I bought Invisible Maniac for my wife last Christmas for three reasons. She loves The Invisible Man, she loves really bad movies, and buying the digital copy on Amazon Prime couldn’t have cost more than $4. It was worth it. I’m not as big a fan of bad movies as she. Sure I like a good bad movie like SexSquatch or The Greasy Strangler but it’s not enough for a movie to just be bad, it’s got to be brilliantly bad. I don’t expect to win a pulitzer for saying Invisible Maniac isn’t brilliant or even good, and if I’m honest it’s not even disappointing. It’s nearly exactly what I expected. Gratuitous nudity, shower scenes, and casual sexual assault played for laughs.

That’s not to say it’s meritless. There’s enough oddities to make it worth watching as a spectacle. For example it stars 90s pornographic actress and controversy magnet Savannah who famously committed suicide after suffering a face injury during a car accident. Then there’s the weird mute janitor dream sequence. Sorry, let me back up. The janitor at the high school where Dornwinkle murders all these kids is mute and therefore mercilessly mocked by the soon-to-be-dead students. At one point about halfway through the film’s runtime the audience is taken into this janitor’s mess of an apartment where he falls asleep reading a newspaper and dreams horrible wordless dreams about a vampire punk sucking his blood and choking him. He jolts awake saved from his nightmare… only to fall asleep again immediately this time there’s more naked punks choking hims and silently smashing his face with a rock. It doesn’t end there, now he’s wandering around a smoky backyard while a woman stabs a voodoo doll of him with a sewing needle. He somehow remains asleep and finds himself back with the nightmare punks who make agonized faces in their fisheye closeups until a crazy man with a guitar slowly wonders around a garden ogling and screaming as naked women stand around him. It’s the soulless pornographic mockery of German expressionism… and it lasts at least ten minutes. When it’s all over Henry, the janitor, wakes up and is absent from the film for another 25 minutes when he discovers the murdered body of the school principal. THE DREAMS ARE NEVER RELEVANT TO THE STORY! They don’t play into anything later in the film and Henry ends up knocked unconscious on the school bleachers after a student assaults him. Why was this shit in the movie? It’s not only weird and unmotivated but it’s a huge departure from the film’s overall tone and gimmick… except for the nudity I guess. Maybe it’s just me but German Expressionism isn’t a huge turn-on yet here it is, inspiring a weird filler scene in Invisible Maniac. My best guess is that’s exactly what it is, filler. See, Invisible Maniac only runs about 90 minutes which for many films is the magic number to be considered ‘feature length’. My guess, is someone in the production team demanded the film exceed 90 minutes by any means necessary. Hats off, because this is the weirdest and most obvious example of this practice I can recall.
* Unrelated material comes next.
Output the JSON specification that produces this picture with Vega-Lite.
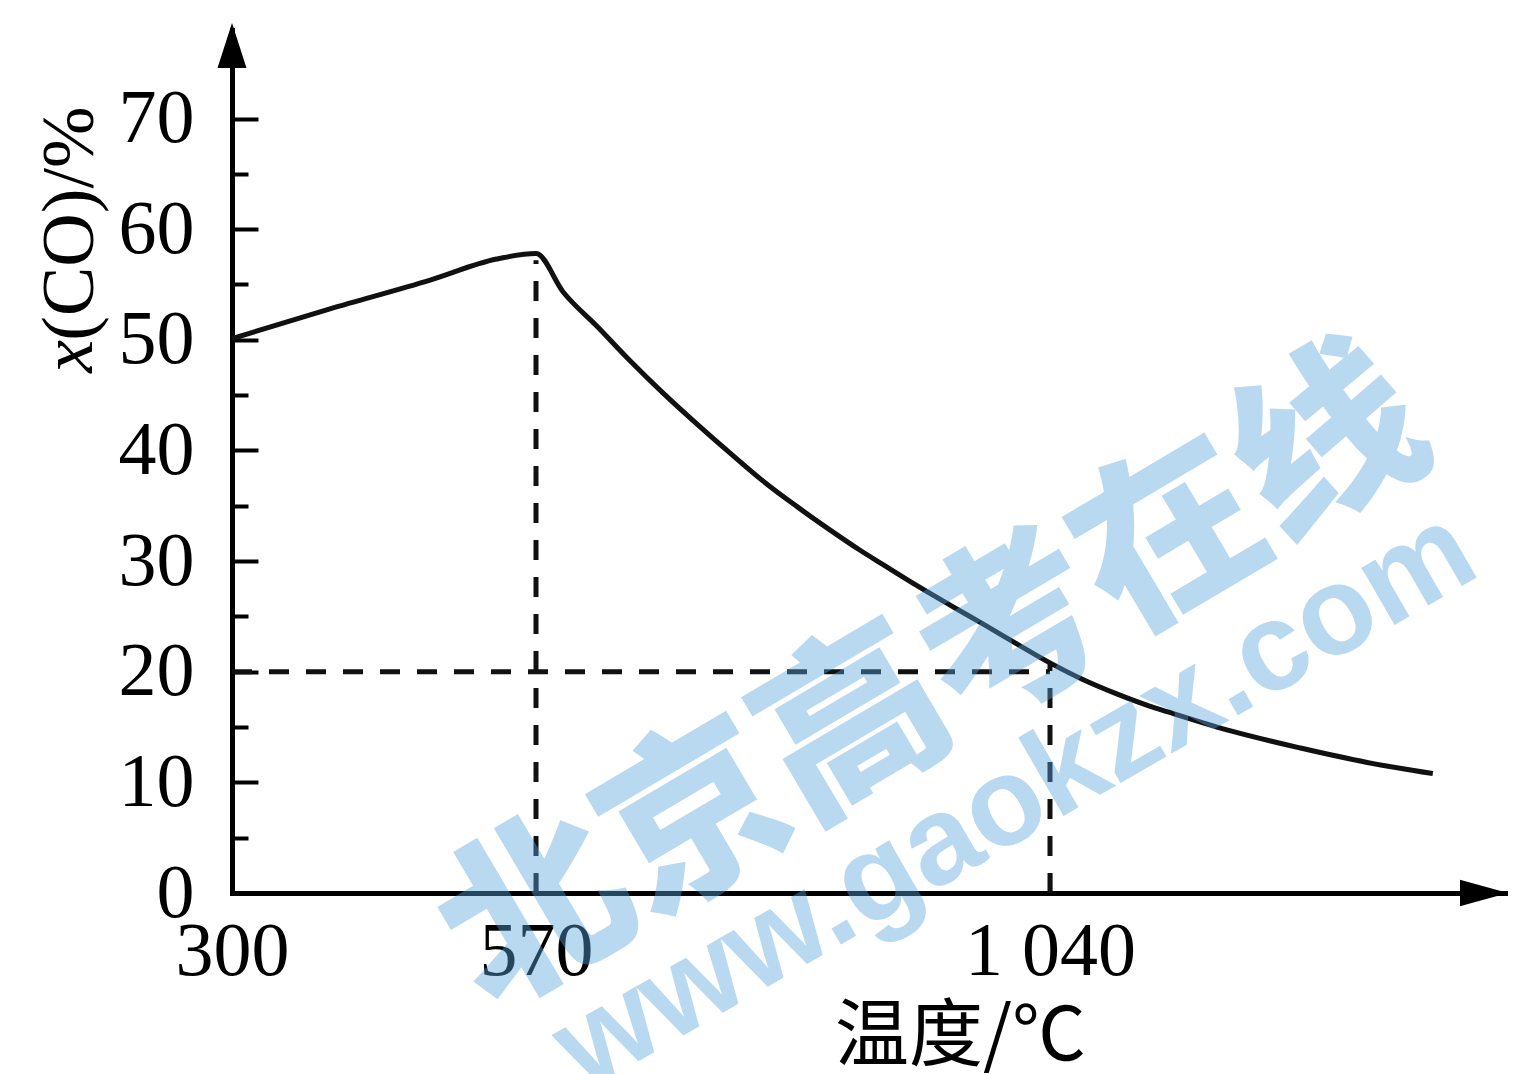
{
  "$schema": "https://vega.github.io/schema/vega-lite/v6.json",
  "width": 1273,
  "height": 863,
  "autosize": {"type": "none"},
  "padding": {"left": 232, "top": 30, "right": 8, "bottom": 181},
  "background": "#ffffff",
  "config": {
    "view": {"stroke": null},
    "axis": {"grid": false, "domainColor": "#000000", "tickColor": "#000000", "labelColor": "#000000", "titleColor": "#000000"}
  },
  "resolve": {"axis": {"x": "independent", "y": "independent"}},
  "layer": [
    {
      "data": {"values": [
        {"t": 300, "co": 50.1},
        {"t": 387, "co": 52.8},
        {"t": 476, "co": 55.4},
        {"t": 535, "co": 57.3},
        {"t": 570, "co": 57.8},
        {"t": 595, "co": 54.3},
        {"t": 626, "co": 51.2},
        {"t": 656, "co": 48.1},
        {"t": 686, "co": 45.2},
        {"t": 717, "co": 42.4},
        {"t": 747, "co": 39.8},
        {"t": 778, "co": 37.2},
        {"t": 809, "co": 34.9},
        {"t": 839, "co": 32.8},
        {"t": 866, "co": 31.0},
        {"t": 887, "co": 29.7},
        {"t": 918, "co": 27.8},
        {"t": 949, "co": 26.0},
        {"t": 979, "co": 24.3},
        {"t": 1010, "co": 22.5},
        {"t": 1040, "co": 20.8},
        {"t": 1070, "co": 19.3},
        {"t": 1101, "co": 18.0},
        {"t": 1131, "co": 16.9},
        {"t": 1147, "co": 16.4},
        {"t": 1207, "co": 14.6},
        {"t": 1269, "co": 13.1},
        {"t": 1330, "co": 11.8},
        {"t": 1390, "co": 10.8}
      ]},
      "mark": {"type": "line", "interpolate": "monotone", "color": "#111111", "strokeWidth": 5},
      "encoding": {
        "x": {
          "field": "t", "type": "quantitative",
          "scale": {"domain": [300, 570, 1040, 1456], "range": [0, 304, 818, 1273], "nice": false, "zero": false},
          "axis": {
            "orient": "bottom", "values": [300, 570, 1040],
            "labelExpr": "datum.value == 1040 ? '1 040' : datum.label",
            "ticks": false, "domain": true, "domainWidth": 5, "domainCap": "square",
            "labelFont": "Liberation Serif", "labelFontSize": 76, "labelPadding": 21,
            "labelBaseline": "top", "labelFlush": false, "labelOverlap": false,
            "title": "温度/℃", "titleFont": "Noto Sans CJK SC", "titleFontSize": 74, "titleFontWeight": "normal",
            "titleX": 728, "titleY": 108, "titleAlign": "center", "titleBaseline": "top"
          }
        },
        "y": {
          "field": "co", "type": "quantitative",
          "scale": {"domain": [0, 78], "nice": false, "zero": false},
          "axis": {
            "orient": "left", "values": [0, 10, 20, 30, 40, 50, 60, 70],
            "ticks": false, "domain": true, "domainWidth": 5, "domainCap": "square",
            "labelFont": "Liberation Serif", "labelFontSize": 76, "labelPadding": 38,
            "labelBaseline": "middle", "labelFlush": false, "labelOverlap": false,
            "title": "(CO)/%", "titleFont": "Liberation Serif", "titleFontSize": 74, "titleFontWeight": "normal",
            "titleAngle": 270, "titleX": -140, "titleY": 193, "titleAlign": "center", "titleBaseline": "alphabetic"
          }
        }
      }
    },
    {
      "data": {"values": [{}]},
      "mark": {"type": "text", "text": "x", "angle": 270, "font": "Liberation Serif", "fontSize": 74, "fontStyle": "italic", "color": "#000000", "align": "center", "baseline": "alphabetic"},
      "encoding": {
        "x": {"datum": 175.7, "type": "quantitative", "scale": {"domain": [300, 570, 1040, 1456], "range": [0, 304, 818, 1273], "nice": false, "zero": false}, "axis": null},
        "y": {"datum": 48.5, "type": "quantitative", "scale": {"domain": [0, 78], "nice": false, "zero": false}, "axis": null}
      }
    },
    {
      "data": {"values": [
        {"t": 570, "co": 0, "t2": 570, "co2": 57.2},
        {"t": 300, "co": 20, "t2": 1040, "co2": 20},
        {"t": 1040, "co": 0, "t2": 1040, "co2": 20.8}
      ]},
      "mark": {"type": "rule", "strokeDash": [20, 17], "strokeWidth": 5, "color": "#111111"},
      "encoding": {
        "x": {"field": "t", "type": "quantitative", "scale": {"domain": [300, 570, 1040, 1456], "range": [0, 304, 818, 1273], "nice": false, "zero": false}, "axis": null},
        "x2": {"field": "t2"},
        "y": {
          "field": "co", "type": "quantitative", "scale": {"domain": [0, 78], "nice": false, "zero": false},
          "axis": {"orient": "left", "values": [10, 20, 30, 40, 50, 60, 70], "labels": false, "domain": false, "ticks": true, "tickSize": -26, "tickWidth": 4, "title": null}
        },
        "y2": {"field": "co2"}
      }
    },
    {
      "data": {"values": [{}]},
      "mark": {"type": "point", "shape": "M0,-1L0.644,1L-0.644,1Z", "size": 2025, "filled": true, "color": "#000000", "opacity": 1},
      "encoding": {
        "x": {"datum": 300, "type": "quantitative", "scale": {"domain": [300, 570, 1040, 1456], "range": [0, 304, 818, 1273], "nice": false, "zero": false}, "axis": null},
        "y": {
          "datum": 76.6, "type": "quantitative", "scale": {"domain": [0, 78], "nice": false, "zero": false},
          "axis": {"orient": "left", "values": [5, 15, 25, 35, 45, 55, 65], "labels": false, "domain": false, "ticks": true, "tickSize": -16, "tickWidth": 4, "title": null}
        }
      }
    },
    {
      "data": {"values": [{}]},
      "mark": {"type": "point", "shape": "M1,0L-1,-0.55L-1,0.55Z", "size": 2304, "filled": true, "color": "#000000", "opacity": 1},
      "encoding": {
        "x": {
          "datum": 1436.8, "type": "quantitative", "scale": {"domain": [300, 570, 1040, 1456], "range": [0, 304, 818, 1273], "nice": false, "zero": false},
          "axis": {"orient": "bottom", "values": [570, 1040], "labels": false, "domain": false, "ticks": true, "tickSize": -20, "tickWidth": 3.5, "title": null}
        },
        "y": {"datum": 0, "type": "quantitative", "scale": {"domain": [0, 78], "nice": false, "zero": false}, "axis": null}
      }
    },
    {
      "data": {"values": [{}]},
      "mark": {"type": "text", "text": "北京高考在线", "angle": -30.6, "font": "Noto Sans CJK SC", "fontSize": 184, "fontWeight": 900, "color": "#5aa5e0", "opacity": 0.42, "align": "center", "baseline": "middle"},
      "encoding": {
        "x": {"datum": 935, "type": "quantitative", "scale": {"domain": [300, 570, 1040, 1456], "range": [0, 304, 818, 1273], "nice": false, "zero": false}, "axis": null},
        "y": {"datum": 19.0, "type": "quantitative", "scale": {"domain": [0, 78], "nice": false, "zero": false}, "axis": null}
      }
    },
    {
      "data": {"values": [{}]},
      "mark": {"type": "text", "text": "www.gaokzx.com", "angle": -30, "font": "Liberation Sans", "fontSize": 125, "fontWeight": "bold", "color": "#5aa5e0", "opacity": 0.42, "align": "center", "baseline": "middle"},
      "encoding": {
        "x": {"datum": 1008, "type": "quantitative", "scale": {"domain": [300, 570, 1040, 1456], "range": [0, 304, 818, 1273], "nice": false, "zero": false}, "axis": null},
        "y": {"datum": 8.4, "type": "quantitative", "scale": {"domain": [0, 78], "nice": false, "zero": false}, "axis": null}
      }
    }
  ]
}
Lastly is the song. You may recall, in cinematic eons past, that movies would occasionally premiere accompanied by a title pop song. Apparently producers feel that we will not attend their movies unless we have the titles well drilled into our heads in advance. And like The Blob before it, Invisible Maniac is no exception. “He’s Invisible” written and performed by Dan Povenmire and Michael Culross Jr. is a pseudo-punk banger reminiscent of late 80s William’s pinball table soundtracks with a melody that could’ve been a Casio keyboard preset for all I know. Dan Povenmire worked as a storyboard artist for many 80s and 90s cartoons like the Teenage Mutant Ninja Turtles, Rocko’s Modern Life, and James Bond Jr… oh and if it matters to you at all he created Phineas and Ferb a show Michael Culross Jr. worked on as a composer. Small Holly-World.

In conclusion, if you’re into basic nudie-comedies and ten minute interludes where a mute janitor is tormented by naked punks then Invisible Maniac is the only movie for you.